I want these! Breed em and when I get the tank space I'm all over it.  I'm itching for Apisto. elizabethae as well.


----------



## Brilliant (Jun 25, 2006)

Six said:


> I want these! Breed em and when I get the tank space I'm all over it.  I'm itching for Apisto. elizabethae as well.


I cant wait to see momma tend to them :-D
Elizabethae is on my todo list  but it looks like I will have my hands full with A. bitaeniata for some time.


----------



## ed seeley (Dec 1, 2006)

Six said:


> subocellatus are a species i'm really interested in doing. We've been working with taeniatus with absolutly fantastic success. The Gobiacichla are already eating and doing well. I have high hopes for them.


A shame you're not closer as I have about 80 juvenile Matadi that are ready to move on! They're great fish and IME in soft water only slightly harder to breed than P.pulcher! Much better colours though! Good luck with the Gobiocichla!


----------



## CraigThor (Aug 5, 2007)

The Sunset Platys as its my wifes' favorite fish so she enjoys the tank with me now 

Craig


----------



## ILuvMyGoldBarb (Apr 7, 2007)

I'd easily have to say my Neons. When my LFS got them in they were so bright, even after being there for a week. I bought 10 and they all did extremely well so I went back a week later and bought 10 more. That was about 10 months ago and all 20 are still going strong and looking even more colorful than the day I bought them.


----------



## Stina (Aug 16, 2007)

I keep considering getting my mom albino neons for her tank.......but I know she'll just kill them...lol


----------



## will5 (Oct 26, 2005)

My best fish purchase was when i bought my two Apistogramma cacatuoides (Triple red). One male and one female for $15.00

I love these guys.


----------



## JanS (Apr 14, 2004)

I don't normally buy them unless I've really thought it out, so most of my fish are among my favorite purchases (sigh). If I had to pick one (today) it would be my Snowball plec because he's so stunning, stays small, and does a great job on the algae.


----------



## jazzlvr123 (Apr 29, 2007)

hehe my golden leopard snakeskin discus, mostly because i have never had any other discus as beautiful as this strain, the other discus in my community tank frail in the beauty of him as he swims by lol my motoro ray is a close second : )


----------



## KRiley (Jun 30, 2005)

Hey,

If I had to pick a pleco I have.....my L173s right now but I dont see them much. As far as active, I would go with my Apisto. sp. Inca 50. 

Riley


----------



## fuzzyletters (Jan 20, 2007)

A net and a fishing license... all the fish I need


----------



## jARDINI (Sep 2, 2007)

my Jardini Arowana and Ornate Birchir both are 8 1/2''


----------



## nanobettaman (Sep 6, 2007)

My Betta. He's been a fun little friend to have, and the idea of giving him a "habitat" has gotten me much more interested in aquariums and aquascaping.


----------



## kwc1974 (Jan 4, 2006)

Peruvian Fresh water Puffer.
When I was in my puffer phase I kept a few differant types and these were the most peaceful type I ever had in my tank. Even had a pair with a school of discus.

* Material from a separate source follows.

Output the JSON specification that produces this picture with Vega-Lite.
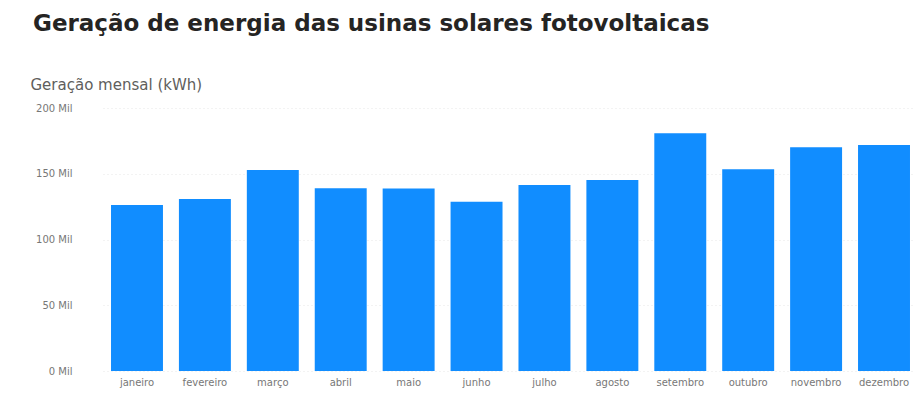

Yes puffers are not shrimp or snail friendly, but so what thay are fun to have. Wish I could find more.

http://puffernet.tripod.com/asellus.html


----------



## Jessie (Apr 23, 2007)

My Denisonii barbs. They're so full of personality, color and are peaceful.


----------



## mtundu (May 8, 2007)

1. Female betta rescued from big box pet store. 1.5yrs old, active, beautiful and lots of personality.
2. Peacock gudgeons. Stupid, but very pretty and interesting in a planted tank.


----------



## bettagurl (Sep 24, 2007)

My betta, he's not alive anymore, but he was the sweetest, most personable fish I've owned.
He lived to 4 years old.

Now, I'm pretty sure my best fish purchase is my albino channel cat, as of right now he's in my 55g until he's reaches about 5", then he goes into my big pond.


----------



## Chris Stewart (Sep 13, 2007)

CraigThor said:


> The Sunset Platys as its my wifes' favorite fish so she enjoys the tank with me now
> 
> Craig


Agreed! I have 8 sunset platies in my planted aquarium. Active, colourful, inquisitive, gentle and lots of little guys, who do quite well in the planted aquarium.


----------